Selling standards: Meat labels address welfare of animals, plus consumer concerns

Whole Foods Market harbors the same hopes for its chickens that many parents do for their kids: That they’ll get plenty of fresh air, live at home until they reach maturity and avoid gaining weight so fast that they can’t walk.

These are a few of the animal welfare practices the retailer hopes to encourage with a humane meat-rating system being piloted in the South and scheduled for national expansion early next year. If the five-step, color-coded labeling system works as planned, it could allow American consumers at many supermarket chains unprecedented levels of specificity when it comes to choosing meat to match their principles.

Developed by the Global Animal Partnership, a nonprofit group made up of farmers, scientists, retailers, sustainability experts and animal welfare advocates, the rating system aims to address growing consumer concerns over the way animals are raised for food. It could also, not coincidentally, boost sales for certified farmers and participating stores, likely to include another unidentified major national retailer and restaurant group in the coming year, according to the nonprofit.

Its five-step approach establishes baseline standards for all meat sold in the store, while offering producers an opportunity to achieve higher ratings as their animal welfare standards improve based on the program’s benchmarks.

So, for example, the highest rating (5+, colored green) would go to a chicken that, among other things, had been bred, hatched and raised on a single farm, lived year-round on pasture with at least 75 percent vegetation and had legs that were healthy enough to support it by the time it reached market weight. And the lowest rating (1, colored yellow) would reflect adherence to several dozen baseline provisions about feed, antibiotics and treatment, but also a provision that the animal must not have been caged or crowded.

Slightly different standards are in place for pork and beef, but all three categories emphasize animal comfort and health, pasture time and remaining on one farm, even through slaughter. Although most organic standards are not part of the program, organic producers can and have become GAP certified as well.

While Whole Foods Market was the driving force behind developing the standards, GAP Executive Director Miyun Park believes they will move well beyond the chain, spurring “massive improvements in the way animals are raised in this country.”

Numerous surveys, from universities to Gallup to the Farm Bureau, show that Americans have developed a heightened interest in farm animal welfare. Concern over the topic has fueled several recent ballot initiatives, popular movies (“Food, Inc.”) and books (“Eating Animals,” “The Omnivore’s Dilemma” and “Animal Factory”).

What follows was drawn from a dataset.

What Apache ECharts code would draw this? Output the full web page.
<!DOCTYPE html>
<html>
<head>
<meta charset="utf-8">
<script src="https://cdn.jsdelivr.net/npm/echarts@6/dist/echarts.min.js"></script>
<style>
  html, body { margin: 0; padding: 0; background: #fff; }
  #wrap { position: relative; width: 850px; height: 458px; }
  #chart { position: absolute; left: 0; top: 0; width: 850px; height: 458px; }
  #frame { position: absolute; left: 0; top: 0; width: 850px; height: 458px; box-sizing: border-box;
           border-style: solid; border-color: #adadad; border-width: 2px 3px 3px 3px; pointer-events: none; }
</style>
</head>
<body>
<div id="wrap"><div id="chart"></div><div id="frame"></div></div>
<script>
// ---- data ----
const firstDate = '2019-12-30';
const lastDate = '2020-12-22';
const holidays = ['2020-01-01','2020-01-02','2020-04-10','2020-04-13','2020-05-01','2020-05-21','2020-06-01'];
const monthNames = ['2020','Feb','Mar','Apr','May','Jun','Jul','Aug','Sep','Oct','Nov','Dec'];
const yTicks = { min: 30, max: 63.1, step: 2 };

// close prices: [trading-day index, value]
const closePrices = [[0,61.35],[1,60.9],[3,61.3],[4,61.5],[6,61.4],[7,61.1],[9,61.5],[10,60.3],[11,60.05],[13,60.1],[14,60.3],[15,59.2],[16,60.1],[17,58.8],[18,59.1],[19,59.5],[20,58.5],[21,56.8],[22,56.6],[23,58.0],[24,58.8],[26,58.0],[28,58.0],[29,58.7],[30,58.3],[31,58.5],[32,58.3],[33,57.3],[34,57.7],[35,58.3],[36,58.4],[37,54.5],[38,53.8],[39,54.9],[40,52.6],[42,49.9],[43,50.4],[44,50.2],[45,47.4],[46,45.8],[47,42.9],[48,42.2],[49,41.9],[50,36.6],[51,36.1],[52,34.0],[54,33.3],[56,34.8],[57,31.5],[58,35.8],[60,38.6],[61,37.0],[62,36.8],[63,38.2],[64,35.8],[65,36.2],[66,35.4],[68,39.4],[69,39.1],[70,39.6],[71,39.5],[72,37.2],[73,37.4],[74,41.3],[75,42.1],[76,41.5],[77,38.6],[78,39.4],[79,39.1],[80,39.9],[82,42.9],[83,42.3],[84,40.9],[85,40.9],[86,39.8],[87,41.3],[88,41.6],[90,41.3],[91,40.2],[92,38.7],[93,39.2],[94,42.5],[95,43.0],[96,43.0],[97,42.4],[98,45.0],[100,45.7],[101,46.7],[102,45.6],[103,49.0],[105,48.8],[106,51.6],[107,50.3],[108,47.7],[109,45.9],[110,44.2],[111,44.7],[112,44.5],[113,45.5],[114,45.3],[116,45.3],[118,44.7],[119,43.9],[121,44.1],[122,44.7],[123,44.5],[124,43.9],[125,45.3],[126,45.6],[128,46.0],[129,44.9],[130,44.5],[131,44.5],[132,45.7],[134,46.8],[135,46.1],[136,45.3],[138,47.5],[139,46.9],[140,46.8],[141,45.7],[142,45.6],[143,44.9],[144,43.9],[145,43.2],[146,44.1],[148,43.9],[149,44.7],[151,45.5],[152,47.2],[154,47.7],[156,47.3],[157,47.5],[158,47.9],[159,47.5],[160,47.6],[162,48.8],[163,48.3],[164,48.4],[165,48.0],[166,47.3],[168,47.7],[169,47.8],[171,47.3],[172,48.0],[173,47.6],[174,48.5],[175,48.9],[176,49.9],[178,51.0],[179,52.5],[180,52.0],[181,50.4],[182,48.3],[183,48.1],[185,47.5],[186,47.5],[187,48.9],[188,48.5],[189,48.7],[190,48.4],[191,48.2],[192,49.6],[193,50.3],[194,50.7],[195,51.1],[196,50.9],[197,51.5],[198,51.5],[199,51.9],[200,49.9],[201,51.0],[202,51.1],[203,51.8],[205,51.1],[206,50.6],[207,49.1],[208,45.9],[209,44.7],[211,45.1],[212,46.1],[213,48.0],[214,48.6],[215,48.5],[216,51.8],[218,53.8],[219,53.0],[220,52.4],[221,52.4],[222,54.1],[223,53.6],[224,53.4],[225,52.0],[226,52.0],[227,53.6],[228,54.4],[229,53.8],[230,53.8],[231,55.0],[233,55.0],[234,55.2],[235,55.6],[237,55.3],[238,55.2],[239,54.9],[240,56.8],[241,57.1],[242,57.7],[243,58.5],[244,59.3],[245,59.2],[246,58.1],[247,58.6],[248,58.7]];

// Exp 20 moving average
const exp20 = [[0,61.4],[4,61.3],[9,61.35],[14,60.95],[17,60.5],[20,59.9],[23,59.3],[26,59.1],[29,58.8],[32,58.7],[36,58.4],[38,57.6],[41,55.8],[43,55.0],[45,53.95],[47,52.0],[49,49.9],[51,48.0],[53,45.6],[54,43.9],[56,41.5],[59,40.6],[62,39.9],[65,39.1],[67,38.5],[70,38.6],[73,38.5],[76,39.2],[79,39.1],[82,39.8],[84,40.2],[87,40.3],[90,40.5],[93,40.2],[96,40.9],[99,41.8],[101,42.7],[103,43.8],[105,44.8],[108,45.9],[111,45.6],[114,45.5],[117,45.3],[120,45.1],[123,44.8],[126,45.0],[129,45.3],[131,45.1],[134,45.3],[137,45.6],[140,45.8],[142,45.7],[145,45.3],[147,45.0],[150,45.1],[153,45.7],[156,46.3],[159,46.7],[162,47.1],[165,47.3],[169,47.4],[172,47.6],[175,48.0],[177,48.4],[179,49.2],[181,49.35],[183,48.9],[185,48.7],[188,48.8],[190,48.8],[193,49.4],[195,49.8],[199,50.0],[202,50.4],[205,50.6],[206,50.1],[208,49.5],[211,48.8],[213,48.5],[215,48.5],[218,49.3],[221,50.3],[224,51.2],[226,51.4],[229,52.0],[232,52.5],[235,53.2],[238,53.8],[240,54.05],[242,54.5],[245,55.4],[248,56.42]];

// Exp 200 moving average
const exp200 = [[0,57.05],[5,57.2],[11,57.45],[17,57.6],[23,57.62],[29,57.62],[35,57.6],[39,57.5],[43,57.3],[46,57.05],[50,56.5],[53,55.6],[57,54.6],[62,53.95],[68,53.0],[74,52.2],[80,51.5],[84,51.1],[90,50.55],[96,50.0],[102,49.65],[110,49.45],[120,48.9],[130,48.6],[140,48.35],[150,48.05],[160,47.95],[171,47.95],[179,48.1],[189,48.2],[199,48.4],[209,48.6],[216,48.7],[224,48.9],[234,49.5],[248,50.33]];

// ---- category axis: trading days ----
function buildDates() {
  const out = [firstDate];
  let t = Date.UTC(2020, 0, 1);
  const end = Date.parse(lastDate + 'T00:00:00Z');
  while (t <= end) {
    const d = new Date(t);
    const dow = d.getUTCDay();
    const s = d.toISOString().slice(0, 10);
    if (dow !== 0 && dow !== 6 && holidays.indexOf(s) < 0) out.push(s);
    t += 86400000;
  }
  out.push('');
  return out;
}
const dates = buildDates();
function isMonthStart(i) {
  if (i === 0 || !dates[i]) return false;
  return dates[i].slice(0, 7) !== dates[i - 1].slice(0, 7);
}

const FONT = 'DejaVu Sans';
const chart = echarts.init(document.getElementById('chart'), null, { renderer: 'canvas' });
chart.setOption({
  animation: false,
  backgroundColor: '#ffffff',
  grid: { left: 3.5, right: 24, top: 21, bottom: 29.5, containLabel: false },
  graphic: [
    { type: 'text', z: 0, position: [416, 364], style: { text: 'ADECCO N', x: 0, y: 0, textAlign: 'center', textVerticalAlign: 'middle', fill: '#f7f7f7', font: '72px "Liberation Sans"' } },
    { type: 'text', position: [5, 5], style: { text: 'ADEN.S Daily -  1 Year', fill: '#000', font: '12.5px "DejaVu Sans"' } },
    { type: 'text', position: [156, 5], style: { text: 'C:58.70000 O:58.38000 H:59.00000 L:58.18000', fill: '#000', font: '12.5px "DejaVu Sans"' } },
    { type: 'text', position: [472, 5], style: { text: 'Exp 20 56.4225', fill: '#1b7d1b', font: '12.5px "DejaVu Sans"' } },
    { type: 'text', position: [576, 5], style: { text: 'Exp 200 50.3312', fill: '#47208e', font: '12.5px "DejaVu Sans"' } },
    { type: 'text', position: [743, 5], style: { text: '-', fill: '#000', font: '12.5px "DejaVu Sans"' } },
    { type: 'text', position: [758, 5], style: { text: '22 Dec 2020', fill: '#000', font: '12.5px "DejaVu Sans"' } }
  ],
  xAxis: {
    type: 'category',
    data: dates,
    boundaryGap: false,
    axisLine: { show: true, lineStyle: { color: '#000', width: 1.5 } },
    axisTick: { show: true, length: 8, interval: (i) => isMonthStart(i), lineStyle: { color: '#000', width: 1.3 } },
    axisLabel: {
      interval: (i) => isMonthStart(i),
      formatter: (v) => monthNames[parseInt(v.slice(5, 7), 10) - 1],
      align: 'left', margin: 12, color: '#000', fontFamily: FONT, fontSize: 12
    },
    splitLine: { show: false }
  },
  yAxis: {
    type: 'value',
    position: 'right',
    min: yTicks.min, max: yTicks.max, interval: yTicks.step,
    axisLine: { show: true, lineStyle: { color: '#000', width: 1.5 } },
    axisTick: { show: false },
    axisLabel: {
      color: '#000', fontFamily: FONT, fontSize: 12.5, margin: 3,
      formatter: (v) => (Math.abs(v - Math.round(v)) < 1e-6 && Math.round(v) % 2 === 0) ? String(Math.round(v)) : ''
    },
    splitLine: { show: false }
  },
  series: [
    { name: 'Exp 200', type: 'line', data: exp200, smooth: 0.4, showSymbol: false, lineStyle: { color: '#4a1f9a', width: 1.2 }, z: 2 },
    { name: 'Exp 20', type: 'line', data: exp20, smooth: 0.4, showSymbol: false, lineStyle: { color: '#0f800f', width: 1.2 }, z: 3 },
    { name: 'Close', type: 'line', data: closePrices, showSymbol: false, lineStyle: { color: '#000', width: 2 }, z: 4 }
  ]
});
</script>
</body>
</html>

“We get an enormous amount of questions from customers who want to know everything about the meat and animals, really detailed questions,” said Anne Malleau, global animal production and welfare coordinator for Whole Foods Market. But the program is also aimed at customers who don’t want the gory details so much as assurances that their “food has been humanely produced,” Malleau said.

Although the company has no set formula for pricing GAP levels, it did share some examples from an Atlanta-area store that started rolling out the program in 2009. Grain-fed rib-eye steak rated a Step 1 costs $14.99 per pound, while local grass-fed rib-eye, rated Step 4, costs $15.99 per pound. And Canadian bone-in pork chops rated Step 1 cost $6.99 per pound, while local bone-in pork chops rated Step 4 cost $7.99 per pound.

Whole Foods says that about 1,000 farms have been or are going through third-party GAP auditing, and a few hundred are awaiting the process. Most are small, regional producers, but they also include big, national names like Pennsylvania-based chicken producer Bell & Evans (Step 2) and Niman Ranch pork producers, which are still in the auditing process.